Visualiser La Tempérance

Au bord des fossés où s’écoulent mes vies passées, des iris annonciateurs de répit fleurissent. Sur le sol où j’ai sacrifié les lambeaux de ceulles que je ne suis plus, des cristaux de roche brillent dans la lumière du point du jour.
Je suis revenue transparente.
Limpide, tout comme la rosée perlant sur ma chrysalide.
Ardente, de cette ardeur tranquille signifiant que je ne suis plus en combustion.
Fervente, de cette foi paisible suivant le sommeil retrouvé.
Mes muscles sont engourdis. Mes gestes sont lents, en conscience. Mes ailes se déroulent doucement, encore froissées par le cocon. Il faut que je patiente. Il faut que je récupère. Il faut que je profite.
Sérénité de ne plus être tiraillée.

Maintenir l’espace pour la complexité, la mienne et celle du monde. Percevoir le monde avec plus de nuances qu’auparavant.
Mes sens captent des gammes jusque-là imperceptibles. Les subtilités sont infinies.
Je les mélange. Je les laisse opérer. Je les guide.
Je ne suis plus une caricature de moi-même. Je n’ai plus rien à prouver. Je suis sur le point de m’envoler.
C’est l’aube ! Enfin, je vois venir demain.
Je ne suis plus enfermée dans un corset, dans un carcan, dans les normes, dans les dualités, dans des injonctions, dans mes limitations.
Je ne peux plus penser de façon binaire. Le monde entier s’irise. Tel est le charme de la carte aux iris.
Au point du jour, je suis
Je suis un spectre sans fin
Un arc-en-ciel contenant mille couleurs
Je suis.

Comprendre la Tempérance
La Tempérance est un état de grâce.
Le funambulisme au-dessus de l’océan accessible à toustes.
C’est la suave impression de pouvoir être soi sans être écartelé.e entre
Des rôles, des pôles, des états (d’âme) contradictoires.

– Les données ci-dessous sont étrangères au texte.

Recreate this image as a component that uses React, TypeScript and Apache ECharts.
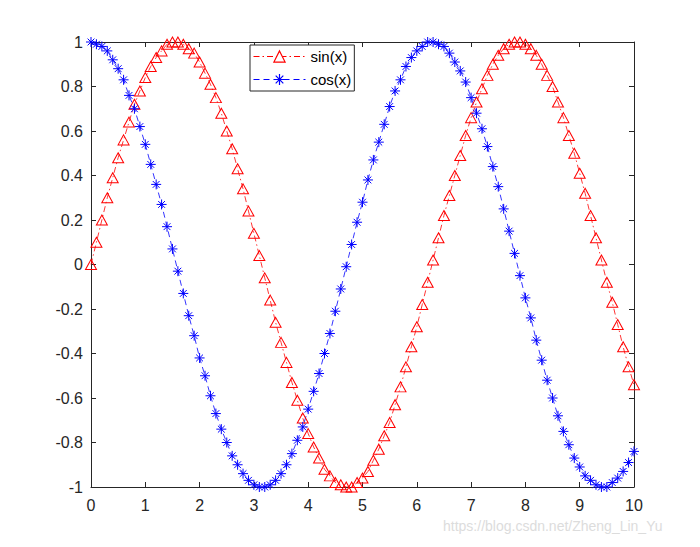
import React, { useEffect, useRef } from "react";
import * as echarts from "echarts";

const xValues = [
  0, 0.1, 0.2, 0.3, 0.4, 0.5, 0.6, 0.7, 0.8, 0.9,
  1, 1.1, 1.2, 1.3, 1.4, 1.5, 1.6, 1.7, 1.8, 1.9,
  2, 2.1, 2.2, 2.3, 2.4, 2.5, 2.6, 2.7, 2.8, 2.9,
  3, 3.1, 3.2, 3.3, 3.4, 3.5, 3.6, 3.7, 3.8, 3.9,
  4, 4.1, 4.2, 4.3, 4.4, 4.5, 4.6, 4.7, 4.8, 4.9,
  5, 5.1, 5.2, 5.3, 5.4, 5.5, 5.6, 5.7, 5.8, 5.9,
  6, 6.1, 6.2, 6.3, 6.4, 6.5, 6.6, 6.7, 6.8, 6.9,
  7, 7.1, 7.2, 7.3, 7.4, 7.5, 7.6, 7.7, 7.8, 7.9,
  8, 8.1, 8.2, 8.3, 8.4, 8.5, 8.6, 8.7, 8.8, 8.9,
  9, 9.1, 9.2, 9.3, 9.4, 9.5, 9.6, 9.7, 9.8, 9.9,
  10,
];

const sinValues = [
  0.0, 0.1, 0.2, 0.3, 0.39, 0.48, 0.56, 0.64, 0.72, 0.78,
  0.84, 0.89, 0.93, 0.96, 0.99, 1.0, 1.0, 0.99, 0.97, 0.95,
  0.91, 0.86, 0.81, 0.75, 0.68, 0.6, 0.52, 0.43, 0.34, 0.24,
  0.14, 0.04, -0.06, -0.16, -0.26, -0.35, -0.44, -0.53, -0.61, -0.69,
  -0.76, -0.82, -0.87, -0.92, -0.95, -0.98, -0.99, -1.0, -1.0, -0.98,
  -0.96, -0.93, -0.88, -0.83, -0.77, -0.71, -0.63, -0.55, -0.46, -0.37,
  -0.28, -0.18, -0.08, 0.02, 0.12, 0.22, 0.31, 0.4, 0.49, 0.58,
  0.66, 0.73, 0.79, 0.85, 0.9, 0.94, 0.97, 0.99, 1.0, 1.0,
  0.99, 0.97, 0.94, 0.9, 0.85, 0.8, 0.73, 0.66, 0.58, 0.5,
  0.41, 0.32, 0.22, 0.12, 0.02, -0.08, -0.17, -0.27, -0.37, -0.46,
  -0.54,
];

const cosValues = [
  1.0, 0.99, 0.98, 0.96, 0.92, 0.88, 0.83, 0.76, 0.7, 0.62,
  0.54, 0.45, 0.36, 0.27, 0.17, 0.07, -0.03, -0.13, -0.23, -0.32,
  -0.42, -0.5, -0.59, -0.67, -0.74, -0.8, -0.86, -0.9, -0.94, -0.97,
  -0.99, -1.0, -1.0, -0.99, -0.97, -0.94, -0.9, -0.85, -0.79, -0.73,
  -0.65, -0.57, -0.49, -0.4, -0.31, -0.21, -0.11, -0.01, 0.09, 0.19,
  0.28, 0.38, 0.47, 0.55, 0.63, 0.71, 0.78, 0.83, 0.89, 0.93,
  0.96, 0.98, 1.0, 1.0, 0.99, 0.98, 0.95, 0.91, 0.87, 0.82,
  0.75, 0.68, 0.61, 0.53, 0.44, 0.35, 0.25, 0.15, 0.05, -0.05,
  -0.15, -0.24, -0.34, -0.43, -0.52, -0.6, -0.68, -0.75, -0.81, -0.87,
  -0.91, -0.95, -0.97, -0.99, -1.0, -1.0, -0.98, -0.96, -0.93, -0.89,
  -0.84,
];

const seriesNames = ["sin(x)", "cos(x)"];
const seriesColors = ["#ff0000", "#0000ff"];
const watermark = "https://blog.csdn.net/Zheng_Lin_Yu";

const AXIS_COLOR = "#262626";
const FONT = "'Liberation Sans', Arial, sans-serif";
const ASTERISK =
  "path://M5 0 L5 10 M0 5 L10 5 M1.6 1.6 L8.4 8.4 M1.6 8.4 L8.4 1.6";
const SIN_DASH = [6, 3, 1.5, 3];
const COS_DASH = [6, 4];

export default function App() {
  const ref = useRef<HTMLDivElement>(null);

  useEffect(() => {
    if (!ref.current) return;
    const chart = echarts.init(ref.current, null, { renderer: "svg" });

    const sinData = xValues.map((x, i) => [x, sinValues[i]]);
    const cosData = xValues.map((x, i) => [x, cosValues[i]]);

    const axisCommon = {
      type: "value" as const,
      axisLine: { show: true, onZero: false, lineStyle: { color: AXIS_COLOR, width: 1 } },
      axisTick: { show: true, inside: true, length: 5, lineStyle: { color: AXIS_COLOR } },
      splitLine: { show: false },
    };

    chart.setOption({
      animation: false,
      backgroundColor: "#ffffff",
      grid: { left: 91, right: 66, top: 42, bottom: 60, containLabel: false },
      xAxis: [
        {
          ...axisCommon,
          position: "bottom",
          min: 0,
          max: 10,
          interval: 1,
          axisLabel: { color: AXIS_COLOR, fontSize: 16, fontFamily: FONT, margin: 10 },
        },
        {
          ...axisCommon,
          position: "top",
          min: 0,
          max: 10,
          interval: 1,
          axisLabel: { show: false },
        },
      ],
      yAxis: [
        {
          ...axisCommon,
          position: "left",
          min: -1,
          max: 1,
          interval: 0.2,
          axisLabel: {
            color: AXIS_COLOR,
            fontSize: 16,
            fontFamily: FONT,
            margin: 8,
            formatter: (v: number) => {
              const r = Math.round(v * 10) / 10;
              return r === 0 ? "0" : String(r);
            },
          },
        },
        {
          ...axisCommon,
          position: "right",
          min: -1,
          max: 1,
          interval: 0.2,
          axisLabel: { show: false },
        },
      ],
      legend: {
        orient: "vertical",
        left: 250,
        top: 45,
        padding: [4, 3, 4, 3],
        itemGap: 8,
        itemWidth: 52,
        itemHeight: 14,
        backgroundColor: "#ffffff",
        borderColor: AXIS_COLOR,
        borderWidth: 1,
        borderRadius: 0,
        textStyle: { color: "#000000", fontSize: 15, fontFamily: FONT },
        data: [
          {
            name: seriesNames[0],
            itemStyle: { color: "#ffffff", borderColor: seriesColors[0], borderWidth: 1.2 },
            lineStyle: { color: seriesColors[0], width: 1, type: SIN_DASH },
          },
          {
            name: seriesNames[1],
            itemStyle: { color: "#ffffff", borderColor: seriesColors[1], borderWidth: 1.2 },
            lineStyle: { color: seriesColors[1], width: 1, type: COS_DASH },
          },
        ],
      },
      series: [
        {
          name: seriesNames[0],
          type: "line",
          data: sinData,
          symbol: "triangle",
          symbolSize: [11, 10],
          showAllSymbol: true,
          lineStyle: { color: seriesColors[0], width: 0.8, type: SIN_DASH },
          itemStyle: { color: "transparent", borderColor: seriesColors[0], borderWidth: 1 },
        },
        {
          name: seriesNames[1],
          type: "line",
          data: cosData,
          symbol: ASTERISK,
          symbolSize: 10,
          showAllSymbol: true,
          lineStyle: { color: seriesColors[1], width: 0.8, type: COS_DASH },
          itemStyle: { color: "transparent", borderColor: seriesColors[1], borderWidth: 1 },
        },
      ],
      graphic: [
        {
          type: "text",
          left: 443,
          top: 519,
          style: { text: watermark, fill: "#dcdcdc", font: `14px ${FONT}` },
        },
      ],
    });

    return () => chart.dispose();
  }, []);

  return (
    <div
      ref={ref}
      style={{ position: "fixed", left: 0, top: 0, width: 700, height: 547 }}
    />
  );
}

C’est flotter par-dessus les contradictions.
En prendre acte, mais ne pas les laisser prendre le dessus.
On manipule les facettes. On les mélange. On est composé.e de tous ces fragments. On est une mosaïque, entière dans sa complexité.

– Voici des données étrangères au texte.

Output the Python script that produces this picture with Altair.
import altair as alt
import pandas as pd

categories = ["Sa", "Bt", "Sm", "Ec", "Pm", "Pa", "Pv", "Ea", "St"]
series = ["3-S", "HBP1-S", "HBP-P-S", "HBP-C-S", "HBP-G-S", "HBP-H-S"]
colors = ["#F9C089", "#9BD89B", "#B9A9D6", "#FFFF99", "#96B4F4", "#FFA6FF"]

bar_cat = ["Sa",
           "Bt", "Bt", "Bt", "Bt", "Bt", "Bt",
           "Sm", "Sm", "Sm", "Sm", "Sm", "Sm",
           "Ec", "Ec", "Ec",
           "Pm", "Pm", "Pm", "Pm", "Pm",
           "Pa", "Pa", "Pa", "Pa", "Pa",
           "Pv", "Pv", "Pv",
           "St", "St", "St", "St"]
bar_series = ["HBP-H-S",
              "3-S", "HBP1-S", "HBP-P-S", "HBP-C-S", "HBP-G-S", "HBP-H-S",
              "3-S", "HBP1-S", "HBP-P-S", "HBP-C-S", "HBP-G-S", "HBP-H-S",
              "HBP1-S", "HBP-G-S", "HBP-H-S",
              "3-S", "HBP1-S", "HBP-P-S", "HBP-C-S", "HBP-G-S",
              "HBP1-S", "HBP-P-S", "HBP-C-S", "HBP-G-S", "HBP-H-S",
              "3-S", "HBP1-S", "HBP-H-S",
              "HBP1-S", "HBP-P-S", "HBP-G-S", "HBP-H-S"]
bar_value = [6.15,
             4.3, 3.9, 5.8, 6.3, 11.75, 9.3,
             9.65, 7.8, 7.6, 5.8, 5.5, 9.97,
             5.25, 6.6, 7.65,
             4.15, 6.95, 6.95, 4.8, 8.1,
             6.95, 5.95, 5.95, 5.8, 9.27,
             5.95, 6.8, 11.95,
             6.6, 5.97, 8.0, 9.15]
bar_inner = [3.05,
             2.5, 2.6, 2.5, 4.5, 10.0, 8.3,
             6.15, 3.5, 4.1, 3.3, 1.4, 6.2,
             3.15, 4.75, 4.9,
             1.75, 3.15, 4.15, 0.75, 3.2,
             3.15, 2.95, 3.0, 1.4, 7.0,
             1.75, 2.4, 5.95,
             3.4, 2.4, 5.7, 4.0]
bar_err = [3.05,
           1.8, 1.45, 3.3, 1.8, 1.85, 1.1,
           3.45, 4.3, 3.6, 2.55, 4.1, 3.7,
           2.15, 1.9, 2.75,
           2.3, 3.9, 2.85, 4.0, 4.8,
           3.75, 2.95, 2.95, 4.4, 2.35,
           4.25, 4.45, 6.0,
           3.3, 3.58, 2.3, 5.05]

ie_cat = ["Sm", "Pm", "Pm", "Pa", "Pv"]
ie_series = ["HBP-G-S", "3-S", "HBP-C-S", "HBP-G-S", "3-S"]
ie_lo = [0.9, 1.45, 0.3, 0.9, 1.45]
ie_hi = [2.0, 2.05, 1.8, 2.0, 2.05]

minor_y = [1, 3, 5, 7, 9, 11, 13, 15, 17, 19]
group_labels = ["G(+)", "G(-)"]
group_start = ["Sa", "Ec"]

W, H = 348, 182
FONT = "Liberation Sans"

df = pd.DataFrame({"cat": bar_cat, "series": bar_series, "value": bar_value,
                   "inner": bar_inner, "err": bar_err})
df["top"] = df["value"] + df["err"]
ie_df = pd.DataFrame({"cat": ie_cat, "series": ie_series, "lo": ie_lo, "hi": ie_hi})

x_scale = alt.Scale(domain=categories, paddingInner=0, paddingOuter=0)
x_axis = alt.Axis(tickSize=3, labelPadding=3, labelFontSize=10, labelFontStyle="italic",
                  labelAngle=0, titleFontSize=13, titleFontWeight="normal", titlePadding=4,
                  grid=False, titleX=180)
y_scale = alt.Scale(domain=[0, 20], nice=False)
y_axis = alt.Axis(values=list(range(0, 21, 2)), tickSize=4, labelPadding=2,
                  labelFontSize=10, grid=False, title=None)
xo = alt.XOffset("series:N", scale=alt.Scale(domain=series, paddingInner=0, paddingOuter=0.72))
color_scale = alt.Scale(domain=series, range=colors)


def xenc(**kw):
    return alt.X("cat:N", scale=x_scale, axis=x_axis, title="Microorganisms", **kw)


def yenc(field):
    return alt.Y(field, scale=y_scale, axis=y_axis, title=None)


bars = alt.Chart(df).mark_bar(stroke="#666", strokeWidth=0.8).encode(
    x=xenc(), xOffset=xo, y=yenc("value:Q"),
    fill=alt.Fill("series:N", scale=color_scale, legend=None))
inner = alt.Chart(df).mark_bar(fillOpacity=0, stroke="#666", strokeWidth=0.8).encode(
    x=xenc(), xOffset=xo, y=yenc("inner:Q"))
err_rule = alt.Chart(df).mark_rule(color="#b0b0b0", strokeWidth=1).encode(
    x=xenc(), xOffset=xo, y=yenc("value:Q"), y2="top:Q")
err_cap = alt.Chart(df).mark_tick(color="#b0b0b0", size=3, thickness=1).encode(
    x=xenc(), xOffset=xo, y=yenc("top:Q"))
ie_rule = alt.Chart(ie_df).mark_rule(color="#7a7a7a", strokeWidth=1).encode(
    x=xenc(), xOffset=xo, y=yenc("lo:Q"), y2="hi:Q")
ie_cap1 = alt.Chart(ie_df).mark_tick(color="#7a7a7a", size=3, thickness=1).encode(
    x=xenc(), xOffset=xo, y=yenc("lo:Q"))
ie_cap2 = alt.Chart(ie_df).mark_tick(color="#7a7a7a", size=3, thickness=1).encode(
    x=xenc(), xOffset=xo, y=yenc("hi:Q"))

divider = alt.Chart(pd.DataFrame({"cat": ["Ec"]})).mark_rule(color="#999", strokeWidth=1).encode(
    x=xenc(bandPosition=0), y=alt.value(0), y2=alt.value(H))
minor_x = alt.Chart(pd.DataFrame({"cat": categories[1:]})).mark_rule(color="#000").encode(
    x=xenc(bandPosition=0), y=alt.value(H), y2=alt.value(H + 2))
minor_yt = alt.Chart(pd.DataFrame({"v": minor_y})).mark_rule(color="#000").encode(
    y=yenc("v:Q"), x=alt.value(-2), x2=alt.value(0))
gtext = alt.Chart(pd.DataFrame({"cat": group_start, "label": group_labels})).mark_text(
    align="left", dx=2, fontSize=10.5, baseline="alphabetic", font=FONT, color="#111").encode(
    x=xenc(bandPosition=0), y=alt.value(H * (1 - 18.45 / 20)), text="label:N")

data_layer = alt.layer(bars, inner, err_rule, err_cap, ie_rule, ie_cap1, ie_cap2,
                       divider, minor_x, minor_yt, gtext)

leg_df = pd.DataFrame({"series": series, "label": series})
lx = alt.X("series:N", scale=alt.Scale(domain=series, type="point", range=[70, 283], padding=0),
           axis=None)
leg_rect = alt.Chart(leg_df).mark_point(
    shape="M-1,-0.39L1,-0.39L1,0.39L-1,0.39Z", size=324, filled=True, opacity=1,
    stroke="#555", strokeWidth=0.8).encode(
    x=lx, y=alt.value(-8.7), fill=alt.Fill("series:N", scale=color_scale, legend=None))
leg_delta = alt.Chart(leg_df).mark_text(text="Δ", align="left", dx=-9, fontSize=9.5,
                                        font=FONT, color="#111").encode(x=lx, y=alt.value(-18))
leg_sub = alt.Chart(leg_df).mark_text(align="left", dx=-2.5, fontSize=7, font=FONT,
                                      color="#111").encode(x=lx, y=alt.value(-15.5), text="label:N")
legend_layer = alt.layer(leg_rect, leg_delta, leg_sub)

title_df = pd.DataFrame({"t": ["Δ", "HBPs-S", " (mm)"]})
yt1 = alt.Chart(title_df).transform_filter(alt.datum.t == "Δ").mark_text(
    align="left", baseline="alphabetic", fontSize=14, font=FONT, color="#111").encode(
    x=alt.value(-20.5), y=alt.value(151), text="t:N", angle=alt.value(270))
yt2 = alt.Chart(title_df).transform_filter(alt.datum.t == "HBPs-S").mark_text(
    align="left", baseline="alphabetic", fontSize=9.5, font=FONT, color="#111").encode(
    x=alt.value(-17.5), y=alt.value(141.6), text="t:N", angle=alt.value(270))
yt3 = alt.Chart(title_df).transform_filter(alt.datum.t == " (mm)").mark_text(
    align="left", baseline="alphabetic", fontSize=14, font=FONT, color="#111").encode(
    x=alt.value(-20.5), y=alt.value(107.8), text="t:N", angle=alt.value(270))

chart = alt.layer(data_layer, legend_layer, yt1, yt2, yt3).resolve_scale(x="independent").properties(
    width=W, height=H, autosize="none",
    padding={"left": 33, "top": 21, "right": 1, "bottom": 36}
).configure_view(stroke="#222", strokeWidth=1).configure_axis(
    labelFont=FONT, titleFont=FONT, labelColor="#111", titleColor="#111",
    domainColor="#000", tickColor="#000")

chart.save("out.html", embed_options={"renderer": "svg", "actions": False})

On n’est plus prisonnier.e. On ne doit plus (se) présenter une cohérence de façade par-dessus nos multiples visages.
Les excès ne nous font plus monter monter monter pour mieux retomber, pour mieux se fracasser. Ils font partie d’un tout, comme les pièces d’un mobile, chacune essentielle pour que l’œuvre danse subtilement. Les excès ne sont plus au bout de l’élastique sur le point de rompre. Ils sont articulés autour de ce qui les retient, de ce qui leur permet de danser sans s’effondrer.
La pointe des pieds. La ligne dans le sable où s’arrête la marée haute avant de repartir pour mieux revenir. Inévitablement.
Ça ne va pas durer et c’est même pas triste. On pourra toujours revenir à cet apaisement. On pourra revenir à la clairière qui a succédé au champ de bataille, aux fleurs qui ont poussé sur le compost des parties de nous qu’on a enterrées.
Le jour se lève. On ne peut pas retenir l’aube. On sait que sa liminalité reviendra. Inévitablement.